[start]
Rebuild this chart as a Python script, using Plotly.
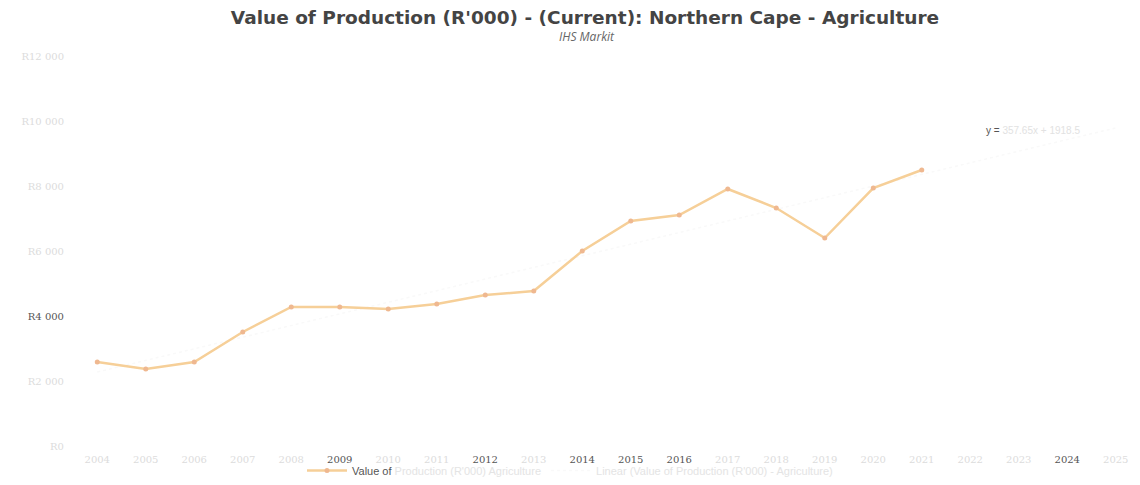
import numpy as np
import plotly.graph_objects as go

years = [str(y) for y in range(2004, 2026)]
values = [2585, 2369, 2585, 3508, 4277, 4277, 4215, 4369, 4646, 4769,
          6000, 6923, 7108, 7908, 7323, 6400, 7938, 8492]
y_ticks = [0, 2000, 4000, 6000, 8000, 10000, 12000]
y_tick_labels = ["R0", "R2 000", "R4 000", "R6 000", "R8 000", "R10 000", "R12 000"]
dark_years = ["2009", "2012", "2014", "2015", "2016", "2024"]
dark_y = ["R4 000"]

FAINT = "#dcdcdc"
DARK = "#555555"

# linear trendline fitted on the data (spreadsheet-style linear trendline)
xi = np.arange(1, len(values) + 1)
slope, intercept = np.polyfit(xi, values, 1)
trend_y = [slope * (i + 1) + intercept for i in range(len(years))]

fig = go.Figure()
fig.add_trace(go.Scatter(
    x=years, y=trend_y, mode="lines",
    line=dict(color="#f9f9f9", width=1.5, dash="dot"),
    name="<span style='color:#e4e4e4'>Linear (Value of Production (R'000) - Agriculture)</span>",
    hoverinfo="skip",
))
fig.add_trace(go.Scatter(
    x=years[:len(values)], y=values, mode="lines+markers",
    line=dict(color="#f6cf98", width=2.5),
    marker=dict(color="#efb890", size=5, symbol="circle"),
    name="Value of <span style='color:#e4e4e4'>Production (R'000) Agriculture</span>",
))

tick_text_x = [f"<span style='color:{DARK if y in dark_years else FAINT}'>{y}</span>" for y in years]
tick_text_y = [f"<span style='color:{DARK if t in dark_y else FAINT}'>{t}</span>" for t in y_tick_labels]

PLOT_TOP, PLOT_H = 56, 390

fig.update_layout(
    width=1140, height=485,
    paper_bgcolor="white", plot_bgcolor="white",
    margin=dict(l=73, r=0, t=PLOT_TOP, b=39, autoexpand=False),
    font=dict(family="Open Sans", size=11, color=DARK),
    title=dict(
        text="<b>Value of Production (R'000) - (Current): Northern Cape - Agriculture</b>",
        x=585 / 1140, xanchor="center", y=1 - 18 / 485, yanchor="middle", yref="container",
        font=dict(family="DejaVu Sans", size=18.5, color="#444"),
    ),
    xaxis=dict(
        type="category", categoryorder="array", categoryarray=years,
        tickmode="array", tickvals=years, ticktext=tick_text_x,
        range=[-0.5, 21.5], showgrid=False, zeroline=False, showline=False,
        ticks="", tickfont=dict(size=10, family="DejaVu Serif"), automargin=False,
        ticklabelstandoff=6,
    ),
    yaxis=dict(
        range=[0, 12000], tickmode="array", tickvals=y_ticks, ticktext=tick_text_y,
        showgrid=False, zeroline=False, showline=False, ticks="",
        tickfont=dict(size=10, family="DejaVu Serif"), ticklabelstandoff=8,
        automargin=False,
    ),
    legend=dict(
        orientation="h", x=0.5, xanchor="center", xref="container",
        y=-8 / 485, yanchor="bottom", yref="container",
        font=dict(size=11, family="Liberation Sans", color=DARK),
        traceorder="reversed", itemwidth=40, bgcolor="rgba(0,0,0,0)",
    ),
    annotations=[
        dict(
            x=1.0, xref="paper", xanchor="right", xshift=-58,
            y=9720, yref="y",
            text=f"y = <span style='color:#e2e2e2'>{slope:.2f}x + {intercept:.1f}</span>",
            showarrow=False, font=dict(size=10, family="Liberation Sans", color=DARK),
        ),
        dict(
            x=(587 - 73) / 1067, xref="paper", xanchor="center",
            y=1 + (PLOT_TOP - 37) / PLOT_H, yref="paper", yanchor="middle",
            text="<i>IHS Markit</i>", showarrow=False,
            font=dict(size=12, family="Open Sans", color="#666"),
        ),
    ],
    showlegend=True,
)

fig.write_html("out.html", config={"displayModeBar": False},
               post_script="document.body.style.margin='0';")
[end]
▸ **What is asked**
With the pictures left out, restate word for word every line of the data above, from the first down to the line that contains "import plotly.graph_objects as go".

▸ **The solution**
Rebuild this chart as a Python script, using Plotly.
import numpy as np
import plotly.graph_objects as go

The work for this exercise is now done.